▸ **REQUIREMENT**:
Find the word "chart" in the listing; pull out each line holding it.

########################################

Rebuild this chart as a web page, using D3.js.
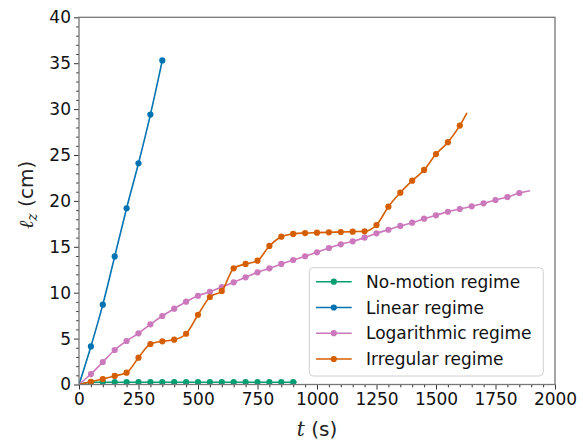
<!DOCTYPE html>
<html>
<head>
<meta charset="utf-8">
<script src="https://cdn.jsdelivr.net/npm/d3@7"></script>
<style>
  html, body { margin: 0; padding: 0; background: #fff; }
  svg { display: block; }
  text { font-family: "DejaVu Sans", sans-serif; }
</style>
</head>
<body>
<svg id="chart" width="583" height="442"></svg>
<script>
// ---------- data ----------
const seriesNames = ["No-motion regime", "Linear regime", "Logarithmic regime", "Irregular regime"];
const seriesColors = ["#029e73", "#0173b2", "#cc78bc", "#d55e00"];

const noMotionT = [50,100,150,200,250,300,350,400,450,500,550,600,650,700,750,800,850,900];
const noMotionV = [0.25,0.25,0.25,0.25,0.25,0.25,0.25,0.25,0.25,0.25,0.25,0.25,0.25,0.25,0.25,0.25,0.25,0.25];
const noMotionEnd = [915, 0.25];

const linearT = [50,100,150,200,250,300,350];
const linearV = [4.15,8.7,13.95,19.2,24.1,29.4,35.3];
const linearEnd = null;

const logT = [50,100,150,200,250,300,350,400,450,500,550,600,650,700,750,800,850,900,950,1000,
              1050,1100,1150,1200,1250,1300,1350,1400,1450,1500,1550,1600,1650,1700,1750,1800,1850];
const logV = [1.14,2.45,3.76,4.74,5.58,6.56,7.46,8.26,9.02,9.67,10.1,10.6,11.13,11.68,12.22,12.65,13.13,13.56,13.97,14.4,
              14.87,15.27,15.6,16.0,16.47,16.86,17.27,17.63,18.06,18.43,18.82,19.12,19.41,19.74,20.1,20.42,20.86];
const logEnd = [1895, 21.1];

const irregT = [50,100,150,200,250,300,350,400,450,500,550,600,650,700,750,800,850,900,950,1000,
                1050,1100,1150,1200,1250,1300,1350,1400,1450,1500,1550,1600];
const irregV = [0.3,0.6,0.93,1.29,2.92,4.41,4.7,4.88,5.53,7.6,9.53,10.19,12.66,13.13,13.49,15.09,16.1,16.4,16.5,16.54,
                16.58,16.61,16.65,16.69,17.37,19.37,20.9,22.2,23.37,25.1,26.4,28.2];
const irregEnd = [1630, 29.6];

const xTicks = [0,250,500,750,1000,1250,1500,1750,2000];
const yTicks = [0,5,10,15,20,25,30,35,40];

// ---------- layout ----------
const W = 583, H = 442;
const m = { left: 79, top: 17.3, right: 583 - 555, bottom: 442 - 384.5 };
const svg = d3.select("#chart");

const x = d3.scaleLinear().domain([0, 2000]).range([m.left, W - m.right]);
const y = d3.scaleLinear().domain([0, 40]).range([H - m.bottom, m.top]);

function build(ts, vs, end) {
  const pts = [[0, 0]];
  ts.forEach((t, i) => pts.push([t, vs[i]]));
  if (end) pts.push(end);
  return pts;
}
const series = [
  { pts: build(noMotionT, noMotionV, noMotionEnd), mk: noMotionT.map((t, i) => [t, noMotionV[i]]) },
  { pts: build(linearT, linearV, linearEnd), mk: linearT.map((t, i) => [t, linearV[i]]) },
  { pts: build(logT, logV, logEnd), mk: logT.map((t, i) => [t, logV[i]]) },
  { pts: build(irregT, irregV, irregEnd), mk: irregT.map((t, i) => [t, irregV[i]]) }
];

const clipId = "plotclip";
svg.append("clipPath").attr("id", clipId)
  .append("rect")
  .attr("x", m.left).attr("y", m.top)
  .attr("width", W - m.left - m.right).attr("height", H - m.top - m.bottom);

const line = d3.line().x(d => x(d[0])).y(d => y(d[1])).curve(d3.curveMonotoneX);

const plot = svg.append("g").attr("clip-path", `url(#${clipId})`);
series.forEach((s, i) => {
  const g = plot.append("g");
  g.append("path").datum(s.pts)
    .attr("d", line).attr("fill", "none")
    .attr("stroke", seriesColors[i]).attr("stroke-width", 1.6);
  g.selectAll("circle").data(s.mk).join("circle")
    .attr("cx", d => x(d[0])).attr("cy", d => y(d[1]))
    .attr("r", 3.1).attr("fill", seriesColors[i]);
});

// ---------- axes ----------
const tickColor = "#333";
const fontSize = 17;

svg.append("g").attr("transform", `translate(0,${H - m.bottom})`)
  .call(d3.axisBottom(x).tickValues(xTicks).tickFormat(d3.format("d")).tickSize(5).tickPadding(3));
const xMinor = [];
for (let i = 0; i <= 2000; i += 50) if (i % 250 !== 0) xMinor.push(i);
svg.append("g").attr("transform", `translate(0,${H - m.bottom})`)
  .call(d3.axisBottom(x).tickValues(xMinor).tickFormat("").tickSize(2.8));

svg.append("g").attr("transform", `translate(${m.left},0)`)
  .call(d3.axisLeft(y).tickValues(yTicks).tickFormat(d3.format("d")).tickSize(5).tickPadding(3));
const yMinor = [];
for (let i = 0; i <= 40; i += 1) if (i % 5 !== 0) yMinor.push(i);
svg.append("g").attr("transform", `translate(${m.left},0)`)
  .call(d3.axisLeft(y).tickValues(yMinor).tickFormat("").tickSize(2.8));

svg.selectAll(".tick line").attr("stroke", tickColor).attr("stroke-width", 1);
svg.selectAll(".tick text").attr("font-size", fontSize).attr("fill", "#111")
  .attr("font-family", "DejaVu Sans, sans-serif");
svg.selectAll(".domain").remove();

// frame (spines)
svg.append("rect")
  .attr("x", m.left).attr("y", m.top)
  .attr("width", W - m.left - m.right).attr("height", H - m.top - m.bottom)
  .attr("fill", "none").attr("stroke", "#777").attr("stroke-width", 1.3);

// ---------- axis labels ----------
const xl = svg.append("text")
  .attr("x", (m.left + W - m.right) / 2).attr("y", 436)
  .attr("text-anchor", "middle").attr("font-size", 20).attr("fill", "#222");
xl.append("tspan").text("t").attr("font-family", "DejaVu Serif, serif").attr("font-style", "italic");
xl.append("tspan").text(" (s)");

const yl = svg.append("text")
  .attr("transform", `translate(33,${(m.top + H - m.bottom) / 2 - 6}) rotate(-90)`)
  .attr("text-anchor", "middle").attr("font-size", 20).attr("fill", "#222");
yl.append("tspan").text("ℓ").attr("font-family", "DejaVu Serif, serif").attr("font-style", "italic");
yl.append("tspan").text("z").attr("font-family", "DejaVu Serif, serif").attr("font-style", "italic")
  .attr("font-size", 14).attr("dy", 4);
yl.append("tspan").text(" (cm)").attr("dy", -4);

// ---------- legend ----------
const lg = svg.append("g");
lg.append("rect")
  .attr("x", 309.3).attr("y", 267.7).attr("width", 234).attr("height", 108.3)
  .attr("rx", 4).attr("fill", "#fff").attr("fill-opacity", 0.8)
  .attr("stroke", "#d0d0d0").attr("stroke-width", 1);
const rowY = [281.7, 307.5, 333.2, 359];
seriesNames.forEach((name, i) => {
  const gy = rowY[i];
  lg.append("line").attr("x1", 316).attr("x2", 351.7).attr("y1", gy).attr("y2", gy)
    .attr("stroke", seriesColors[i]).attr("stroke-width", 1.6);
  lg.append("circle").attr("cx", 333.8).attr("cy", gy).attr("r", 3.1).attr("fill", seriesColors[i]);
  lg.append("text").attr("x", 366).attr("y", gy).attr("dy", "0.36em")
    .attr("font-size", 17).attr("fill", "#111").text(name);
});
</script>
</body>
</html>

########################################

▸ **TASK ANSWER**:
Rebuild this chart as a web page, using D3.js.
<svg id="chart" width="583" height="442"></svg>
const svg = d3.select("#chart");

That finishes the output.